Gross profit for the quarter increased to $93 million compared with $90 million in the first quarter of 2010, although gross profit margin decreased to 18 percent as compared with 20 percent in the same period in 2010. The decrease in gross margin related to increases in operating and freight costs related to the increasing cost of fuel and energy during the first quarter of 2011.
Selling, general and administrative expenses were $71 million for the quarter, an increase of $4 million compared with the same period in 2010. The increase was predominantly attributable to increased advertising expense driven by the higher level of sales the company experienced in the first quarter of 2011.
Affinia’s net income from continuing operations in the first quarter of 2011 was $3 million, a $3 million decrease as compared to the same period in the prior year. The decrease in net income from continuing operations resulted largely from the reduced gross margin and a higher selling, general and administrative expense. Adjusted for discontinued operations and non-controlling interest, net income attributable to the company was $2 million compared with $6 million in the first quarter of 2010.
“Our ongoing focus on growing revenues through new business wins is on track, as evidenced by our continued improvement in our top line. Increasing input costs, specifically certain commodities and freight, are having an effect on our margins. However, as long as we keep our customers competitive, we have historically been able to mitigate the long-term impact of volatile commodity prices on our financial results.

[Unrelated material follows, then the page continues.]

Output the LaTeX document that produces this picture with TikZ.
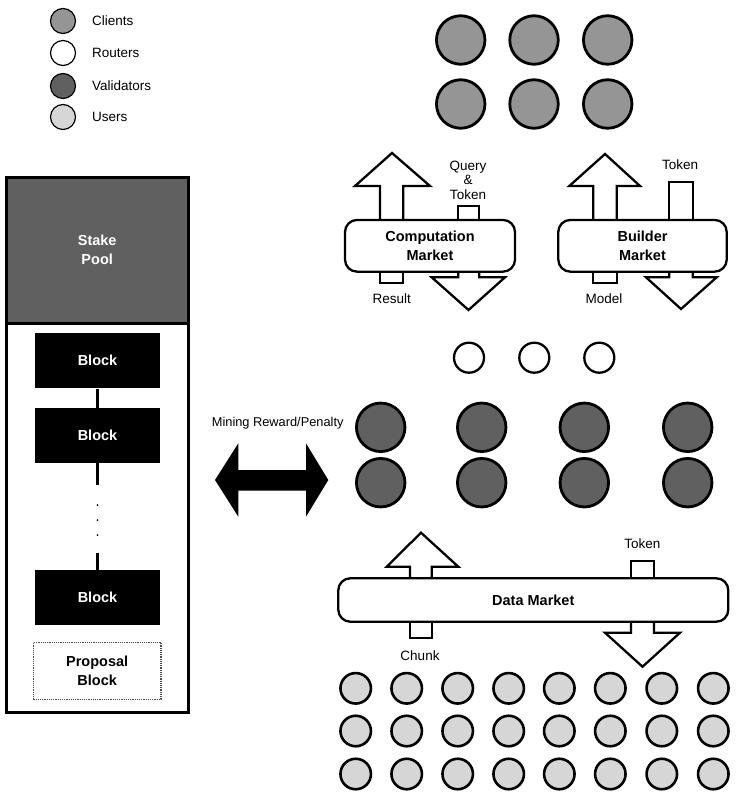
\documentclass[tikz,border=0pt]{standalone}
\usepackage{fontspec}
\setmainfont{Liberation Sans}
\definecolor{clientgray}{HTML}{959595}
\definecolor{valgray}{HTML}{606060}
\definecolor{usergray}{HTML}{D6D6D6}
\begin{document}
\begin{tikzpicture}[x=1pt,y=-1pt,
 lbl/.style={font=\fontsize{13.5}{14.5}\selectfont, inner sep=0pt, align=center},
 boldlbl/.style={font=\fontsize{14.5}{19}\selectfont\bfseries, inner sep=0pt, align=center},
 legc/.style={circle, draw, line width=1.2pt, minimum size=25pt, inner sep=0pt},
 client/.style={circle, draw, line width=2.8pt, fill=clientgray, minimum size=48.5pt, inner sep=0pt},
 validator/.style={circle, draw, line width=2.8pt, fill=valgray, minimum size=48.5pt, inner sep=0pt},
 router/.style={circle, draw, line width=2.3pt, fill=white, minimum size=30pt, inner sep=0pt},
 user/.style={circle, draw, line width=2.6pt, fill=usergray, minimum size=30.5pt, inner sep=0pt},
 market/.style={rectangle, rounded corners=12pt, draw, line width=2.3pt, fill=white, boldlbl},
 arr/.style={draw, line width=2.3pt, fill=white, line join=miter},
 blockbox/.style={rectangle, fill=black, text=white, boldlbl, minimum width=125pt, minimum height=55pt},
 link/.style={line width=3pt}
]
\useasboundingbox (0,0) rectangle (740,799);

% ---------- legend ----------
\node[legc, fill=clientgray] (lc) at (63,21) {};
\node[legc, fill=white] (lr) at (63,53) {};
\node[legc, fill=valgray] (lv) at (63,86) {};
\node[legc, fill=usergray] (lu) at (63,117) {};
\node[lbl, anchor=west] (lct) at (92,21) {Clients};
\node[lbl, anchor=west] (lrt) at (92,53) {Routers};
\node[lbl, anchor=west] (lvt) at (92,86) {Validators};
\node[lbl, anchor=west] (lut) at (92,117) {Users};

% ---------- clients ----------
\foreach \i/\x in {1/460.7,2/534,3/607.7}{
  \node[client] (c1\i) at (\x,40) {};
  \node[client] (c2\i) at (\x,104) {};
}

% ---------- computation market ----------
\draw[arr] (380,240) -- (380,186) -- (355,186) -- (392,153) -- (430,186) -- (403.3,186) -- (403.3,240);
\draw[arr] (380,250) rectangle (403.3,282.7);
\draw[arr] (458.3,206) rectangle (479.3,240);
\draw[arr] (458.3,250) -- (458.3,277.3) -- (431.7,277.3) -- (468.5,310) -- (505,277.3) -- (479.3,277.3) -- (479.3,250);
\node[market, minimum width=170pt, minimum height=51.7pt] (cm) at (430,245.8) {Computation\\Market};
\node[lbl] (result) at (391.7,299) {Result};
\node[lbl] (query) at (468,180) {Query\\\&\\Token};

% ---------- builder market ----------
\draw[arr] (593.3,240) -- (593.3,186) -- (569.3,186) -- (605,154) -- (640,186) -- (616.7,186) -- (616.7,240);
\draw[arr] (593.3,250) rectangle (616.7,282.7);
\draw[arr] (669.3,182) rectangle (692.7,240);
\draw[arr] (669.3,250) -- (669.3,277.3) -- (646,277.3) -- (681,309) -- (716.7,277.3) -- (692.7,277.3) -- (692.7,250);
\node[market, minimum width=168.4pt, minimum height=51.7pt] (bm) at (642.5,245.8) {Builder\\Market};
\node[lbl] (model) at (604,299) {Model};
\node[lbl] (btoken) at (680,165) {Token};

% ---------- routers ----------
\node[router] (r1) at (469,357.7) {};
\node[router] (r2) at (534.3,357.7) {};
\node[router] (r3) at (599.3,357.7) {};

% ---------- validators ----------
\foreach \i/\x in {1/380.7,2/481.7,3/584.3,4/687.7}{
  \node[validator] (v1\i) at (\x,427.3) {};
  \node[validator] (v2\i) at (\x,482.7) {};
}

% ---------- mining reward ----------
\node[lbl, font=\fontsize{12.8}{14}\selectfont] (mining) at (277.7,423) {Mining Reward/Penalty};
\fill (215,480) -- (238.3,443.3) -- (238.3,470) -- (306,470) -- (306,443.3) -- (328.3,480)
      -- (306,516.7) -- (306,490.7) -- (238.3,490.7) -- (238.3,516.7) -- cycle;

% ---------- data market ----------
\draw[arr] (410,595) -- (410,566.7) -- (386.7,566.7) -- (421,532.7) -- (458.3,566.7) -- (431.7,566.7) -- (431.7,595);
\draw[arr] (410,605) rectangle (431.7,638.3);
\draw[arr] (631,561) rectangle (654,595);
\draw[arr] (631,605) -- (631,632.7) -- (605,632.7) -- (642.5,666.7) -- (680,632.7) -- (654,632.7) -- (654,605);
\node[market, minimum width=390pt, minimum height=43.4pt] (dm) at (533.3,600) {Data Market};
\node[lbl] (chunk) at (420,656) {Chunk};
\node[lbl] (dtoken) at (642.3,544) {Token};

% ---------- users ----------
\foreach \i/\x in {1/355.7,2/406.7,3/457.7,4/508.7,5/559.3,6/610.3,7/661.8,8/713.3}{
  \node[user] (u1\i) at (\x,688.3) {};
  \node[user] (u2\i) at (\x,731) {};
  \node[user] (u3\i) at (\x,774) {};
}

% ---------- chain column ----------
\node[rectangle, draw, line width=3pt, fill=valgray, text=white, boldlbl,
      minimum width=182.3pt, minimum height=146pt] (stake) at (97.2,250.3) {Stake\\Pool};
\draw[line width=3pt] (6,177.3) rectangle (188.3,712.5);
\node[blockbox] (b1) at (97.5,360.8) {Block};
\node[blockbox, minimum height=54.4pt] (b2) at (97.5,435.5) {Block};
\node[blockbox] (b3) at (97.5,597.5) {Block};
\node[rectangle, draw=black!70, densely dotted, line width=1.2pt, boldlbl,
      minimum width=127.7pt, minimum height=56.6pt] (prop) at (97.2,671) {Proposal\\Block};
\coordinate (gtop) at (97.5,485);
\coordinate (gbot) at (97.5,552.7);
\node[circle, fill, inner sep=0pt, minimum size=2pt] (d1) at (97.5,505) {};
\node[circle, fill, inner sep=0pt, minimum size=2pt] (d2) at (97.5,520) {};
\node[circle, fill, inner sep=0pt, minimum size=2pt] (d3) at (97.5,535) {};
\draw[link] (b1.south) -- (b2.north);
\draw[link] (b2.south) -- (gtop);
\draw[link] (gbot) -- (b3.north);
\end{tikzpicture}
\end{document}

Favorable currency exchange rates have also had an impact on our financial performance, and although movement in exchange rates will always remain a factor on our financial results, given our global footprint, our sales are growing materially even when adjusted for currency,” said Tom Madden, Affinia’s senior VP and CFO.
Total debt outstanding as of March 31, was $742 million, compared with $696 million at year end Dec. 31, 2010. As of March 31, the company had $55 million of cash and cash equivalents and $14 million of restricted cash. Cash from operations resulted in a use of cash of $31 million for the quarter, compared to a use of cash of $39 million in the same period in 2010.